start

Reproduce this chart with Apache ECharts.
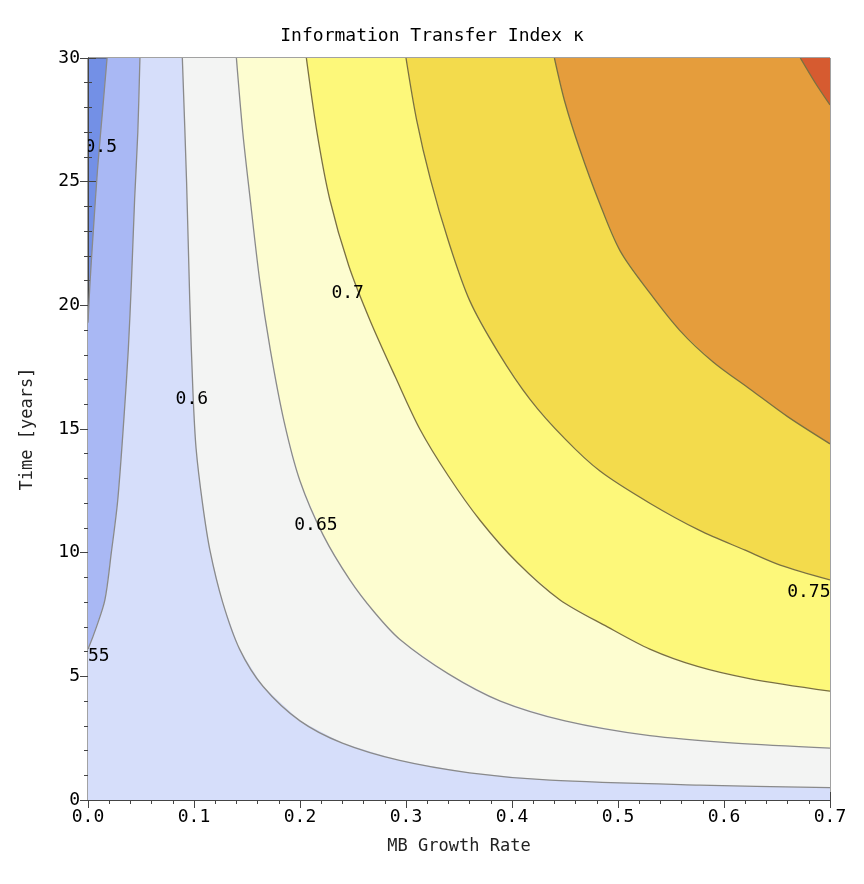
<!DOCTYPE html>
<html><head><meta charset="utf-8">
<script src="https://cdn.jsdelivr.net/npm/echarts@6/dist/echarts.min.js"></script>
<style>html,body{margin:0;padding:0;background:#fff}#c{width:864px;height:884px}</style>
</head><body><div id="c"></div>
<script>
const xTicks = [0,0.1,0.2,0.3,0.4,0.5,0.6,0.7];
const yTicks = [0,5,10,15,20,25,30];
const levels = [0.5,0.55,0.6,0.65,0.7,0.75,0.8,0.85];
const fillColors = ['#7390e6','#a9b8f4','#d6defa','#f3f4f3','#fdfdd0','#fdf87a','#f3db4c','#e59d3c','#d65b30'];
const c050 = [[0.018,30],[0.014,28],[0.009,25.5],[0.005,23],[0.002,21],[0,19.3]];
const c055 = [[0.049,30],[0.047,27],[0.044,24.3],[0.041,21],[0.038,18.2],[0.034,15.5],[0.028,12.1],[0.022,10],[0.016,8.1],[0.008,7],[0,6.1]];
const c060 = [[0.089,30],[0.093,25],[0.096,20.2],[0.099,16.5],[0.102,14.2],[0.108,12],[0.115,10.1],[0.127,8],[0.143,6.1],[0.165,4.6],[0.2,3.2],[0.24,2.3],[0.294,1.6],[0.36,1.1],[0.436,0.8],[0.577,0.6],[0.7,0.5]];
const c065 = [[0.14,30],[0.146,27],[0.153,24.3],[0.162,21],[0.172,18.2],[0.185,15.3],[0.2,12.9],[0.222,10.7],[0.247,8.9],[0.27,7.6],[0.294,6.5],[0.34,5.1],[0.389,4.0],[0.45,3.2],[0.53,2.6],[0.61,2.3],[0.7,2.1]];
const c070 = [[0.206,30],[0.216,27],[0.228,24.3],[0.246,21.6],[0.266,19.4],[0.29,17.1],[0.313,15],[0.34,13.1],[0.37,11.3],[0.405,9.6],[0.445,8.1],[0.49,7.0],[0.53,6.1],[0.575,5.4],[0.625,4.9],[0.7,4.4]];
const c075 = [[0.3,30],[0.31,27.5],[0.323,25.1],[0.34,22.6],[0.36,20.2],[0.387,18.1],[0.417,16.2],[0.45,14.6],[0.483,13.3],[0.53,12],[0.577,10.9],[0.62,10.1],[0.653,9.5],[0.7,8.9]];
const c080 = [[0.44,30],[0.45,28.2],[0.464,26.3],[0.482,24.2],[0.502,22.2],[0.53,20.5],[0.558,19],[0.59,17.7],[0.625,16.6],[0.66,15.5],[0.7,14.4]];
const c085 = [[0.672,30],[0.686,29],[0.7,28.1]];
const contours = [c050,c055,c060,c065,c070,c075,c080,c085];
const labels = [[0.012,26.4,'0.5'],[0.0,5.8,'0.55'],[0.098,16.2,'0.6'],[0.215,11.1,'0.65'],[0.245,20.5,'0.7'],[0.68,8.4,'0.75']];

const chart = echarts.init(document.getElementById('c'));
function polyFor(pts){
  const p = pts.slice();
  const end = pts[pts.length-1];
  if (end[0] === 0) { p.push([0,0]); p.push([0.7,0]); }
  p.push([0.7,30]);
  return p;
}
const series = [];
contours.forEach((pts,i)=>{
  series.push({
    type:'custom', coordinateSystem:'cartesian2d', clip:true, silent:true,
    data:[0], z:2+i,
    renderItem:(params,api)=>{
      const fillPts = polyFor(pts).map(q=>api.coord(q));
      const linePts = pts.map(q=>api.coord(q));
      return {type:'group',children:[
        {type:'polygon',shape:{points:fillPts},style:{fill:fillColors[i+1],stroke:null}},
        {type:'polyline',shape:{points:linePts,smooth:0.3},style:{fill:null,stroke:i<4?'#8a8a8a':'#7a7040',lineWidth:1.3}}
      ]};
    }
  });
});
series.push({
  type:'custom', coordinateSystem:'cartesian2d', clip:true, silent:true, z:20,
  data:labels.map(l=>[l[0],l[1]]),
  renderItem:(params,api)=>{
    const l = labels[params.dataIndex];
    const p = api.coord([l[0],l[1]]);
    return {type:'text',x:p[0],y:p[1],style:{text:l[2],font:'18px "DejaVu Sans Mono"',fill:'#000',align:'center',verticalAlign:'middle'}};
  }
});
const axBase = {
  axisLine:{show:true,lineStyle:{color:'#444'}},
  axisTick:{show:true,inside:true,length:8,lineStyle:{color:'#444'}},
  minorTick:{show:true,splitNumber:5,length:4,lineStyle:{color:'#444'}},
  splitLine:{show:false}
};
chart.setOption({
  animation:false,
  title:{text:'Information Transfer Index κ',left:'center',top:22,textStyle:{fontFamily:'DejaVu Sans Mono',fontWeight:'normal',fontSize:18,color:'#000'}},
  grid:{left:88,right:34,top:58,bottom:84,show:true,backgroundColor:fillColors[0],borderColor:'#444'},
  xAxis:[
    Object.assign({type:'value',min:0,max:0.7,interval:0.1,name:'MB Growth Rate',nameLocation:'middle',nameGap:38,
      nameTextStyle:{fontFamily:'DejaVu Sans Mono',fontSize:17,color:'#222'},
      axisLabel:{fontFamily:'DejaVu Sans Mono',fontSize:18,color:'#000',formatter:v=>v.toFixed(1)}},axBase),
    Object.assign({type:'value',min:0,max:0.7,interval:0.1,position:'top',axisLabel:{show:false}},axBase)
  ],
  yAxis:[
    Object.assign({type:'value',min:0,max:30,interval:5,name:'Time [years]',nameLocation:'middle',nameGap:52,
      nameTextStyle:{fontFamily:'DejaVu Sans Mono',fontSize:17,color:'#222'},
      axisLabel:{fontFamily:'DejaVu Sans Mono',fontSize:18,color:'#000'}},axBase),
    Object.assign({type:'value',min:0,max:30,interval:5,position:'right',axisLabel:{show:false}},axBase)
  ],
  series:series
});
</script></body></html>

end

Instruction
Copy the listing over exactly, skipping the pictures it holds.

Completed exercise
Reproduce this chart with Apache ECharts.
<!DOCTYPE html>
<html><head><meta charset="utf-8">
<script src="https://cdn.jsdelivr.net/npm/echarts@6/dist/echarts.min.js"></script>
<style>html,body{margin:0;padding:0;background:#fff}#c{width:864px;height:884px}</style>
</head><body><div id="c"></div>
<script>
const xTicks = [0,0.1,0.2,0.3,0.4,0.5,0.6,0.7];
const yTicks = [0,5,10,15,20,25,30];
const levels = [0.5,0.55,0.6,0.65,0.7,0.75,0.8,0.85];
const fillColors = ['#7390e6','#a9b8f4','#d6defa','#f3f4f3','#fdfdd0','#fdf87a','#f3db4c','#e59d3c','#d65b30'];
const c050 = [[0.018,30],[0.014,28],[0.009,25.5],[0.005,23],[0.002,21],[0,19.3]];
const c055 = [[0.049,30],[0.047,27],[0.044,24.3],[0.041,21],[0.038,18.2],[0.034,15.5],[0.028,12.1],[0.022,10],[0.016,8.1],[0.008,7],[0,6.1]];
const c060 = [[0.089,30],[0.093,25],[0.096,20.2],[0.099,16.5],[0.102,14.2],[0.108,12],[0.115,10.1],[0.127,8],[0.143,6.1],[0.165,4.6],[0.2,3.2],[0.24,2.3],[0.294,1.6],[0.36,1.1],[0.436,0.8],[0.577,0.6],[0.7,0.5]];
const c065 = [[0.14,30],[0.146,27],[0.153,24.3],[0.162,21],[0.172,18.2],[0.185,15.3],[0.2,12.9],[0.222,10.7],[0.247,8.9],[0.27,7.6],[0.294,6.5],[0.34,5.1],[0.389,4.0],[0.45,3.2],[0.53,2.6],[0.61,2.3],[0.7,2.1]];
const c070 = [[0.206,30],[0.216,27],[0.228,24.3],[0.246,21.6],[0.266,19.4],[0.29,17.1],[0.313,15],[0.34,13.1],[0.37,11.3],[0.405,9.6],[0.445,8.1],[0.49,7.0],[0.53,6.1],[0.575,5.4],[0.625,4.9],[0.7,4.4]];
const c075 = [[0.3,30],[0.31,27.5],[0.323,25.1],[0.34,22.6],[0.36,20.2],[0.387,18.1],[0.417,16.2],[0.45,14.6],[0.483,13.3],[0.53,12],[0.577,10.9],[0.62,10.1],[0.653,9.5],[0.7,8.9]];
const c080 = [[0.44,30],[0.45,28.2],[0.464,26.3],[0.482,24.2],[0.502,22.2],[0.53,20.5],[0.558,19],[0.59,17.7],[0.625,16.6],[0.66,15.5],[0.7,14.4]];
const c085 = [[0.672,30],[0.686,29],[0.7,28.1]];
const contours = [c050,c055,c060,c065,c070,c075,c080,c085];
const labels = [[0.012,26.4,'0.5'],[0.0,5.8,'0.55'],[0.098,16.2,'0.6'],[0.215,11.1,'0.65'],[0.245,20.5,'0.7'],[0.68,8.4,'0.75']];

const chart = echarts.init(document.getElementById('c'));
function polyFor(pts){
  const p = pts.slice();
  const end = pts[pts.length-1];
  if (end[0] === 0) { p.push([0,0]); p.push([0.7,0]); }
  p.push([0.7,30]);
  return p;
}
const series = [];
contours.forEach((pts,i)=>{
  series.push({
    type:'custom', coordinateSystem:'cartesian2d', clip:true, silent:true,
    data:[0], z:2+i,
    renderItem:(params,api)=>{
      const fillPts = polyFor(pts).map(q=>api.coord(q));
      const linePts = pts.map(q=>api.coord(q));
      return {type:'group',children:[
        {type:'polygon',shape:{points:fillPts},style:{fill:fillColors[i+1],stroke:null}},
        {type:'polyline',shape:{points:linePts,smooth:0.3},style:{fill:null,stroke:i<4?'#8a8a8a':'#7a7040',lineWidth:1.3}}
      ]};
    }
  });
});
series.push({
  type:'custom', coordinateSystem:'cartesian2d', clip:true, silent:true, z:20,
  data:labels.map(l=>[l[0],l[1]]),
  renderItem:(params,api)=>{
    const l = labels[params.dataIndex];
    const p = api.coord([l[0],l[1]]);
    return {type:'text',x:p[0],y:p[1],style:{text:l[2],font:'18px "DejaVu Sans Mono"',fill:'#000',align:'center',verticalAlign:'middle'}};
  }
});
const axBase = {
  axisLine:{show:true,lineStyle:{color:'#444'}},
  axisTick:{show:true,inside:true,length:8,lineStyle:{color:'#444'}},
  minorTick:{show:true,splitNumber:5,length:4,lineStyle:{color:'#444'}},
  splitLine:{show:false}
};
chart.setOption({
  animation:false,
  title:{text:'Information Transfer Index κ',left:'center',top:22,textStyle:{fontFamily:'DejaVu Sans Mono',fontWeight:'normal',fontSize:18,color:'#000'}},
  grid:{left:88,right:34,top:58,bottom:84,show:true,backgroundColor:fillColors[0],borderColor:'#444'},
  xAxis:[
    Object.assign({type:'value',min:0,max:0.7,interval:0.1,name:'MB Growth Rate',nameLocation:'middle',nameGap:38,
      nameTextStyle:{fontFamily:'DejaVu Sans Mono',fontSize:17,color:'#222'},
      axisLabel:{fontFamily:'DejaVu Sans Mono',fontSize:18,color:'#000',formatter:v=>v.toFixed(1)}},axBase),
    Object.assign({type:'value',min:0,max:0.7,interval:0.1,position:'top',axisLabel:{show:false}},axBase)
  ],
  yAxis:[
    Object.assign({type:'value',min:0,max:30,interval:5,name:'Time [years]',nameLocation:'middle',nameGap:52,
      nameTextStyle:{fontFamily:'DejaVu Sans Mono',fontSize:17,color:'#222'},
      axisLabel:{fontFamily:'DejaVu Sans Mono',fontSize:18,color:'#000'}},axBase),
    Object.assign({type:'value',min:0,max:30,interval:5,position:'right',axisLabel:{show:false}},axBase)
  ],
  series:series
});
</script></body></html>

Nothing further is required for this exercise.